As Erdoes amplified in Crying For A Dream: “All Sioux ceremonies end with the words, Mitakuye Oyasin—‘all my relations’—meaning every living human being on this Earth, every plant and animal, down to the smallest flower and tiniest bug. The Indians relationship to the Earth, the winds, and the animals is intimate and intensely personal, closely related to their sacred beliefs. This relationship arises out of their environment, the hills and trees around them, the prairie or desert upon which they walk. It arises out of their nature-related language and out of age-old traditions passed on from generation to generation. Some fifteen years ago, together with my friend, the Sioux medicine man, Lame Deer, I took part in a panel discussion on Indian religion. A missionary priest turned to Lame Deer and said, ‘Chief, I respect your beliefs. My church is built in the shape of a tipi, by vestments are beaded, the Sacred Pipe hangs next to the cross on my wall. I participate in Indian ceremonies. I tell you—The Great Spirit and God are the same.
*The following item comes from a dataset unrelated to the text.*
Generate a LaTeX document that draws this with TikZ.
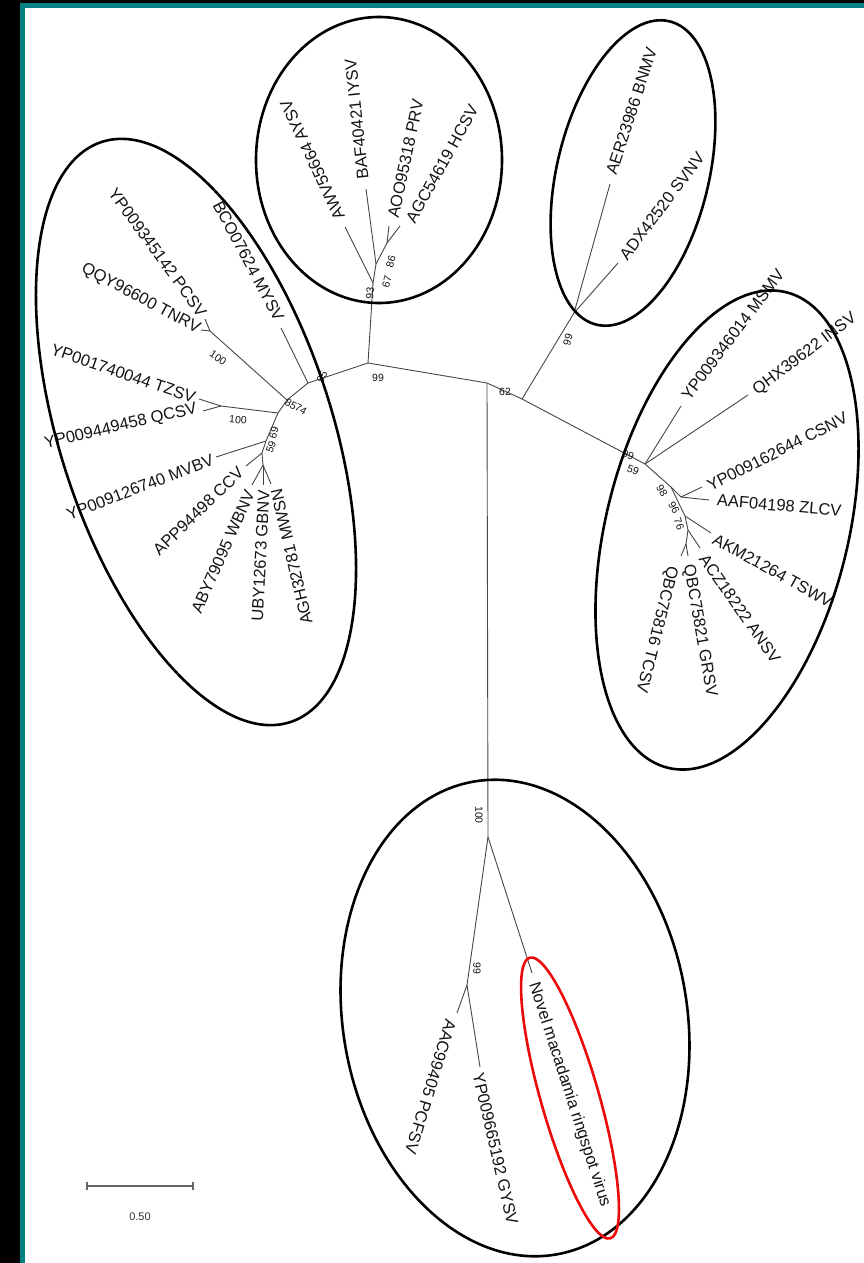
\documentclass[tikz,border=0pt]{standalone}
\usepackage{fontspec}
\setmainfont{Liberation Sans}
\definecolor{brc}{RGB}{70,70,70}
\definecolor{txt}{RGB}{20,20,20}
\definecolor{frameteal}{RGB}{0,128,128}
\definecolor{ringred}{RGB}{235,10,10}
\begin{document}
\begin{tikzpicture}[x=1pt,y=1pt]
\tikzset{
  br/.style={draw=brc, line width=0.9pt},
  leaf/.style={font=\fontsize{16.5}{17}\selectfont, inner sep=0pt, text=txt},
  boot/.style={font=\fontsize{10.5}{11}\selectfont, inner sep=0pt, text=txt},
  clade/.style={draw=black, line width=2.6pt},
}
% page and frame
\useasboundingbox (0,0) rectangle (864,-1263);
\fill[white] (0,0) rectangle (864,-1263);
\fill[black] (0,0) rectangle (20,-1263);
\fill[black] (0,0) rectangle (864,-3);
\fill[frameteal] (20,-3) rectangle (864,-8);
\fill[frameteal] (20,-3) rectangle (25,-1263);

% ---------- internal nodes ----------
\coordinate (C0) at (487,-383);
\coordinate (C1) at (522,-399);
\coordinate (L0) at (368,-363);
\coordinate (L1) at (308,-383);
\coordinate (L2) at (287,-400);
\coordinate (L3) at (278,-413);
\coordinate (L4) at (266,-441);
\coordinate (L5) at (262,-453);
\coordinate (L6) at (263,-465);
\coordinate (PT) at (210,-331);
\coordinate (TQ) at (221,-406);
\coordinate (T1) at (373,-283);
\coordinate (T2) at (376,-264);
\coordinate (T3) at (387,-243);
\coordinate (R1) at (574,-313);
\coordinate (R2) at (645,-464);
\coordinate (R3) at (671,-487);
\coordinate (CZ) at (681,-497);
\coordinate (R5) at (685,-516);
\coordinate (R6) at (688,-530);
\coordinate (R7) at (686,-544);
\coordinate (B0) at (488,-837);
\coordinate (B1) at (467,-985);

% ---------- branch tips ----------
\coordinate (tPCSV) at (205,-319);
\coordinate (tTNRV) at (201,-330);
\coordinate (tBCO)  at (281,-328);
\coordinate (tTZSV) at (199,-399);
\coordinate (tQCSV) at (203,-411);
\coordinate (tMVBV) at (216,-457);
\coordinate (tAPP)  at (246,-466);
\coordinate (tABY)  at (252,-485);
\coordinate (tUBY)  at (263,-485);
\coordinate (tAGH)  at (271,-484);
\coordinate (tAWV)  at (345,-227);
\coordinate (tBAF)  at (366,-189);
\coordinate (tAOO)  at (389,-226);
\coordinate (tAGC)  at (400,-226);
\coordinate (tAER)  at (610,-184);
\coordinate (tADX)  at (618,-263);
\coordinate (tMSMV) at (681,-406);
\coordinate (tINSV) at (748,-395);
\coordinate (tCSNV) at (702,-487);
\coordinate (tZLCV) at (709,-500);
\coordinate (tTSWV) at (711,-533);
\coordinate (tACZ)  at (700,-548);
\coordinate (tGRSV) at (688,-556);
\coordinate (tTCSV) at (681,-556);
\coordinate (tNMRV) at (532,-973);
\coordinate (tAAC)  at (457,-1013);
\coordinate (tGYSV) at (480,-1067);

% ---------- branches ----------
\draw[br] (L0) -- (C0) -- (C1);
\draw[br] (C0) -- (B0);
\draw[br] (C1) -- (R1);
\draw[br] (C1) -- (R2);
% left clade
\draw[br] (L0) -- (L1) -- (L2) -- (L3) -- (L4) -- (L5) -- (L6);
\draw[br] (L1) -- (tBCO);
\draw[br] (L2) -- (PT);
\draw[br] (PT) -- (tPCSV);
\draw[br] (PT) -- (tTNRV);
\draw[br] (L3) -- (TQ);
\draw[br] (TQ) -- (tTZSV);
\draw[br] (TQ) -- (tQCSV);
\draw[br] (L4) -- (tMVBV);
\draw[br] (L5) -- (tAPP);
\draw[br] (L6) -- (tABY);
\draw[br] (L6) -- (tUBY);
\draw[br] (L6) -- (tAGH);
% top clade
\draw[br] (L0) -- (T1) -- (T2) -- (T3);
\draw[br] (T1) -- (tAWV);
\draw[br] (T2) -- (tBAF);
\draw[br] (T3) -- (tAOO);
\draw[br] (T3) -- (tAGC);
% upper right clade
\draw[br] (R1) -- (tAER);
\draw[br] (R1) -- (tADX);
% right clade
\draw[br] (R2) -- (R3) -- (CZ);
\draw[br] (R3) -- (R5) -- (R6) -- (R7);
\draw[br] (R2) -- (tMSMV);
\draw[br] (R2) -- (tINSV);
\draw[br] (CZ) -- (tCSNV);
\draw[br] (CZ) -- (tZLCV);
\draw[br] (R5) -- (tTSWV);
\draw[br] (R6) -- (tACZ);
\draw[br] (R7) -- (tGRSV);
\draw[br] (R7) -- (tTCSV);
% bottom clade
\draw[br] (B0) -- (B1);
\draw[br] (B0) -- (tNMRV);
\draw[br] (B1) -- (tAAC);
\draw[br] (B1) -- (tGYSV);

% ---------- leaf labels ----------
\node[leaf, anchor=east, rotate=-54] (lPCSV) at (203,-315) {YP009345142 PCSV};
\node[leaf, anchor=east, rotate=-28] (lTNRV) at (199,-330) {QQY96600 TNRV};
\node[leaf, anchor=east, rotate=-62] (lBCO)  at (280,-320) {BCO07624 MYSV};
\node[leaf, anchor=east, rotate=-19] (lTZSV) at (195,-398) {YP001740044 TZSV};
\node[leaf, anchor=east, rotate=13]  (lQCSV) at (197,-409) {YP009449458 QCSV};
\node[leaf, anchor=east, rotate=21]  (lMVBV) at (213,-459) {YP009126740 MVBV};
\node[leaf, anchor=east, rotate=44]  (lAPP)  at (241,-470) {APP94498 CCV};
\node[leaf, anchor=east, rotate=66]  (lABY)  at (250,-491) {ABY79095 WBNV};
\node[leaf, anchor=east, rotate=87]  (lUBY)  at (264,-490) {UBY12673 GBNV};
\node[leaf, anchor=east, rotate=103] (lAGH)  at (276,-489) {AGH32781 MWSN};
\node[leaf, anchor=west, rotate=115] (lAWV)  at (340,-219) {AWV55664 AYSV};
\node[leaf, anchor=west, rotate=96]  (lBAF)  at (363,-179) {BAF40421 IYSV};
\node[leaf, anchor=west, rotate=78]  (lAOO)  at (393,-218) {AOO95318 PRV};
\node[leaf, anchor=west, rotate=61]  (lAGC)  at (410,-222) {AGC54619 HCSV};
\node[leaf, anchor=west, rotate=72]  (lAER)  at (611,-174) {AER23986 BNMV};
\node[leaf, anchor=west, rotate=53]  (lADX)  at (623,-258) {ADX42520 SVNV};
\node[leaf, anchor=west, rotate=53]  (lMSMV) at (685,-398) {YP009346014 MSMV};
\node[leaf, anchor=west, rotate=37]  (lINSV) at (755,-392) {QHX39622 INSV};
\node[leaf, anchor=west, rotate=27]  (lCSNV) at (708,-487) {YP009162644 CSNV};
\node[leaf, anchor=west, rotate=-5]  (lZLCV) at (717,-500) {AAF04198 ZLCV};
\node[leaf, anchor=west, rotate=-29] (lTSWV) at (714,-538) {AKM21264 TSWV};
\node[leaf, anchor=west, rotate=-55] (lACZ)  at (703,-556) {ACZ18222 ANSV};
\node[leaf, anchor=west, rotate=-80] (lGRSV) at (688,-565) {QBC75821 GRSV};
\node[leaf, anchor=west, rotate=-104] (lTCSV) at (672,-566) {QBC75816 TCSV};
\node[leaf, anchor=west, rotate=-72] (lNMRV) at (533,-983) {Novel macadamia ringspot virus};
\node[leaf, anchor=west, rotate=-107] (lAAC) at (451,-1020) {AAC99405 PCFSV};
\node[leaf, anchor=west, rotate=-77] (lGYSV) at (478,-1073) {YP009665192 GYSV};

% ---------- bootstrap values ----------
\node[boot] (b1)  at (378,-378) {99};
\node[boot] (b2)  at (505,-392) {62};
\node[boot, rotate=75]  (b3)  at (568,-340) {99};
\node[boot, rotate=85]  (b4)  at (370,-293) {93};
\node[boot, rotate=75]  (b5)  at (387,-282) {67};
\node[boot, rotate=75]  (b6)  at (391,-262) {86};
\node[boot, rotate=65]  (b7)  at (322,-377) {95};
\node[boot, rotate=-35] (b8)  at (218,-358) {100};
\node[boot, rotate=-30] (b9)  at (291,-404) {85};
\node[boot, rotate=-30] (b10) at (301,-409) {74};
\node[boot, rotate=-5]  (b11) at (238,-420) {100};
\node[boot, rotate=75]  (b12) at (274,-433) {69};
\node[boot, rotate=70]  (b13) at (271,-447) {59};
\node[boot, rotate=-20] (b14) at (628,-455) {99};
\node[boot, rotate=-20] (b15) at (633,-470) {59};
\node[boot, rotate=-60] (b16) at (662,-491) {98};
\node[boot, rotate=-60] (b17) at (674,-508) {96};
\node[boot, rotate=-70] (b18) at (679,-524) {76};
\node[boot, rotate=-90] (b19) at (479,-815) {100};
\node[boot, rotate=-90] (b20) at (477,-968) {99};

% ---------- clade outlines ----------
\draw[clade] (379,-160) ellipse (123 and 143);
\draw[clade, rotate around={76.5:(633,-173)}] (633,-173) ellipse (156 and 76);
\draw[clade, rotate around={108:(196,-432)}] (196,-432) ellipse (305 and 136);
\draw[clade, rotate around={76:(727,-530)}] (727,-530) ellipse (245 and 121);
\draw[clade, rotate around={100:(515,-1018)}] (515,-1018) ellipse (240 and 172);
\draw[draw=ringred, line width=2.6pt, rotate around={-74:(570,-1098)}] (570,-1098) ellipse (146 and 29);

% ---------- scale bar ----------
\coordinate (s0) at (87,-1186);
\coordinate (s1) at (193,-1186);
\draw[draw=gray!80!black, line width=1.5pt] (s0) -- (s1);
\draw[draw=gray!80!black, line width=1.2pt] ([yshift=4]s0) -- ([yshift=-4]s0);
\draw[draw=gray!80!black, line width=1.2pt] ([yshift=4]s1) -- ([yshift=-4]s1);
\node[font=\fontsize{11}{12}\selectfont, text=gray!40!black, inner sep=0pt] (sl) at (140,-1217) {0.50};
\end{tikzpicture}
\end{document}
Sweet Medicine and Christ are the same. The Pipe and the cross, they are all the same. There is no real difference between your and my religions.’ Lame Deer looked at the missionary for some time and then said, ‘Father, in your religion do animals have a soul?’ The priest answered with a slightly embarrassed smile, ‘Chief you got me there.’ On another occasion my friend was interviewed by a rather belligerent lady who taunted him, saying, ‘Lame Deer, you say that you speak to animals. Come on! This is the twentieth century. Don’t put me on!’”
As Chief Seattle (Suquamish) stated: “This we know: the earth does not belong to man, man belongs to the earth. All things are connected like the blood that unites us all. Man did not weave the web of life, he is merely a strand in it. Whatever he does to the web, he does to himself.”